These trade figures, dating from last year, are in inverse proportion to the economic performance in the two countries – Argentina’s growth rate last year approximately trebled that of Brazil, thus making for a superior capacity to import. Purchases from the giant neighbour doubled those of a recessive 2016. Argentine exports to Brazil last month failed to reach even half of the purchases from its main Mercosur partner, totalling US$748 million as against imports of US$1.57 billion. Imports from Brazil thus totalled US$17.62 billion last year, rising by 31.4 percent, while trade in the reverse direction shrank by 18.3 percent. Argentina thus accounts for barely 6.3 percent of the total Brazilian import market (down from 12.2 percent at the start of the century). With a huge trade surplus of just over US$67 billion, Brazil posted a new record for the second year running, topping 2016’s figures by around 40 percent, although no hat-trick is expected this year with imports rising in the wake of a recovery forecast to reach three percent this year (which should serve to improve Argentina’s export performance).
But the Brazilian government is still counting on a robust 2018 surplus of around US$50 billion. Along with soy and iron ore sales to China, car exports to Argentina (absorbing 70 percent of the total worldwide) were identified as a key component of the surplus.
Brazilian Industry and Foreign Trade Minister Marcos Pereira highlighted last week that the 2017 trade figures included rising exports for the first time in five years – previous surpluses had been on the back of shrinking imports as Brazil experienced negative growth of over three percent in both 2015 and 2016. The latter also rose for the first time in three years but increased imports did not stand in the way of the record surplus. Last year’s Brazilian exports totalled US$ 217.7 billion (up 18.5 percent) and imports US$150.7 billion (up 10.5 percent).
Brazil’s economy is projected to grow two percent this year, according to an annual report by the United Nations-backed Economic Commission for Latin America and the Caribbean (CEPAL) released last month.

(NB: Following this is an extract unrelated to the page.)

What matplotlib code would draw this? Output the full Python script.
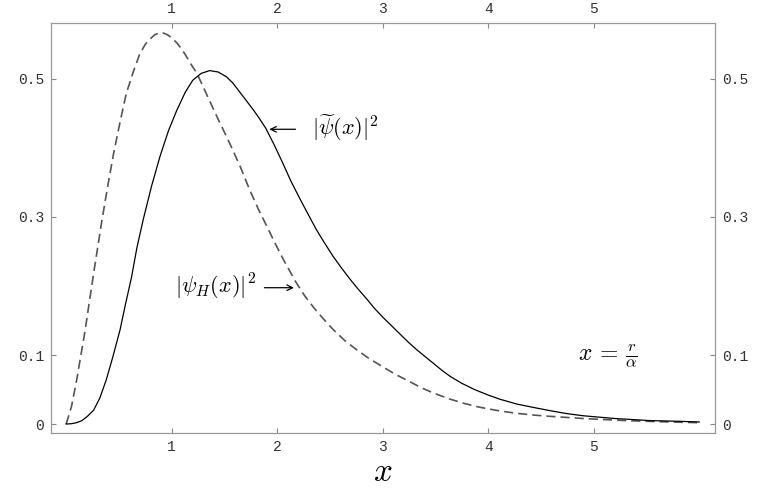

That is unspectacular but solid – and far better than the 0.2 percent expected for 2017, or the two years of its worst-ever recession preceding that. The government’s own projections are slightly more optimistic: three percent in 2018 and 1.1 percent in 2017.
BIODIESEL DUTIES CONFIRMED
The United States has confirmed that Argentine biodiesel exports will be subjected to duties ranging up to 72 percent, drawing a final line under a row that began back in March last year.